MF – So with that, what are some things that you do or say each day in body neutrality instead and what would be one or two things you would say someone could try and do in their day to day?

In general, obviously I try to encourage people to think about their values that they have that aren’t about how they physically look. It’s uncomfortable and icky, because who wants to be nice to themselves and say something positive?

If I give you a compliment, you have to accept it. Give yourself things that you wouldn’t usually do. Another thing is thinking about one good thing that has happened, because when we think about what is happening instead of keep focusing on our appearance, we start to appreciate experiences more.

I’ve seen people have the best day ever and then they see the pictures afterwards and it ruins it. But they’ve still had the best day ever! So really separating how you feel about stuff from how you feel about your body is the key thing.

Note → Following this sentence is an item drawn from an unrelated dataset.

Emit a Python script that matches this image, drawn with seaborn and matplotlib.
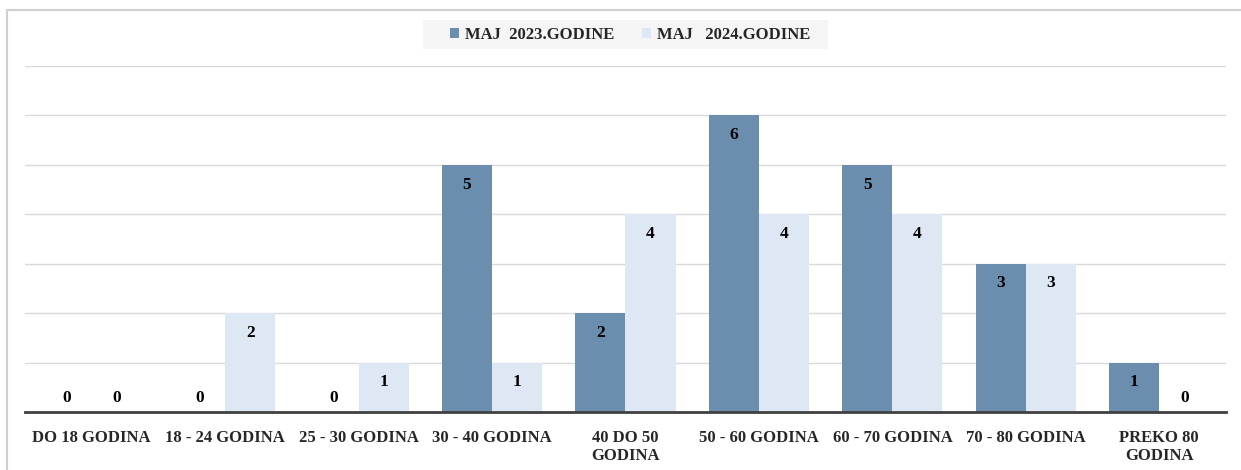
import pandas as pd
import seaborn as sns
import matplotlib.pyplot as plt
from matplotlib.patches import Rectangle
from matplotlib.lines import Line2D

categories = ["DO 18 GODINA", "18 - 24 GODINA", "25 - 30 GODINA", "30 - 40 GODINA",
              "40 DO 50\nGODINA", "50 - 60 GODINA", "60 - 70 GODINA", "70 - 80 GODINA",
              "PREKO 80\nGODINA"]
series_names = ["MAJ  2023.GODINE", "MAJ   2024.GODINE"]
values_2023 = [0, 0, 0, 5, 2, 6, 5, 3, 1]
values_2024 = [0, 2, 1, 1, 4, 4, 4, 3, 0]
colors = ["#6B8EAE", "#DDE8F4"]

df = pd.DataFrame({
    "kategorija": categories * 2,
    "serija": [series_names[0]] * len(categories) + [series_names[1]] * len(categories),
    "broj": values_2023 + values_2024,
})

sns.set_theme(style="white")
plt.rcParams["font.family"] = ["Liberation Serif", "DejaVu Serif"]
plt.rcParams["font.weight"] = "bold"

fig = plt.figure(figsize=(12.41, 4.70), dpi=100)
ax = fig.add_axes([25 / 1241, 1 - 412 / 470, 1201 / 1241, 346 / 470])

sns.barplot(data=df, x="kategorija", y="broj", hue="serija", palette=colors,
            width=0.75, saturation=1, ax=ax, legend=False, linewidth=0)

ax.set_ylim(0, 7)
ax.set_xlim(-0.5, len(categories) - 0.5)
ax.set_yticks(range(1, 8))
ax.yaxis.grid(True, color="#D9D9D9", linewidth=1)
ax.set_axisbelow(True)
ax.tick_params(axis="y", left=False, labelleft=False)
ax.tick_params(axis="x", bottom=False, pad=7, labelsize=12)
for lab in ax.get_xticklabels():
    lab.set_fontweight("bold")
    lab.set_linespacing(1.2)
for s in ["top", "right", "left"]:
    ax.spines[s].set_visible(False)
ax.spines["bottom"].set_color("#404040")
ax.spines["bottom"].set_linewidth(2)
ax.set_xlabel("")
ax.set_ylabel("")

# value labels (inside end, zeros sit just above the axis)
for container in ax.containers:
    for bar in container:
        v = bar.get_height()
        x = bar.get_x() + bar.get_width() / 2
        y = v - 0.4 if v > 0 else 0.28
        ax.text(x, y, f"{int(v)}", ha="center", va="center", fontsize=12.5,
                fontweight="bold", color="black")

# legend with light grey box
fig.patches.append(Rectangle((423 / 1241, 1 - 49 / 470), 405 / 1241, 29 / 470,
                             transform=fig.transFigure, facecolor="#F5F5F5",
                             edgecolor="none", zorder=0))
handles = [Rectangle((0, 0), 1, 1, facecolor=c, edgecolor="none") for c in colors]
fig.legend(handles, series_names, loc="center", bbox_to_anchor=(630 / 1241, 1 - 35 / 470),
           ncol=2, frameon=False, handlelength=0.55, handleheight=0.55,
           handletextpad=0.35, columnspacing=1.7, prop={"weight": "bold", "size": 12})

# outer chart frame (only top and left edges are visible in the crop)
fig.lines.append(Line2D([7 / 1241, 1.0], [1 - 10 / 470, 1 - 10 / 470], transform=fig.transFigure,
                        color="#D0D0D0", linewidth=1.5))
fig.lines.append(Line2D([7 / 1241, 7 / 1241], [0, 1 - 10 / 470], transform=fig.transFigure,
                        color="#D0D0D0", linewidth=1.5))

plt.savefig("out.png", dpi=100)
plt.close("all")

When it comes to things like food, I would say thinking about nourishing your body rather than just eating or being on a diet is really helpful for us not to associate it too much with our size and knowing that consistency doesn’t mean eating lettuce 100% of your meals.

You can go out for meals, you are allowed to eat chocolate and it isn’t a bad thing. In terms of exercise, think about what you enjoy. You don’t have to do what everyone else is doing and you don’t have to do it to the intensity that other people are doing. Even if for you, one workout a week is all you can manage in whatever form you choose to do it in, that’s one more than you were doing.

MF – What are the three things in your life that make you feel your happiest and your healthiest?

My healthiest for me is just feeling better in myself and in general just being able to move more freely and appreciate what my body can do. Obviously when I’m at my absolute heathiest, it’s knowing that I’m going to get those challenges done that I set myself.

My happiest I think is just feeling comfortable to be myself. I think it’s taken a long time to get to that point and I think we get too used to trying to fit a mould and I’m really lucky to have people around me who encourage me to be the oversized child idiot that I am. So yeah, I would say just being able to be myself and be around people who appreciate me for who I am.

I would just reassure people to explore what works for them. You have a starting point, so often when people are thinking about undertaking fitness, they’ll aspire to be like someone else in fitness that’s so far removed from where they are. So I would say think of a friend that’s got a good fitness routine which is probably more achievable. If you made a list of 10 people, go down to number 8 as the person you want to aspire to be like first. The others can be future goals!

People also think that if they can’t do things as quickly or as well as others, that they’re not doing fitness but even if you need twice the rest as someone else in between sets, you’re still doing the same amount of exercise. So just let it go and stop judging yourself and just enjoy what you are doing.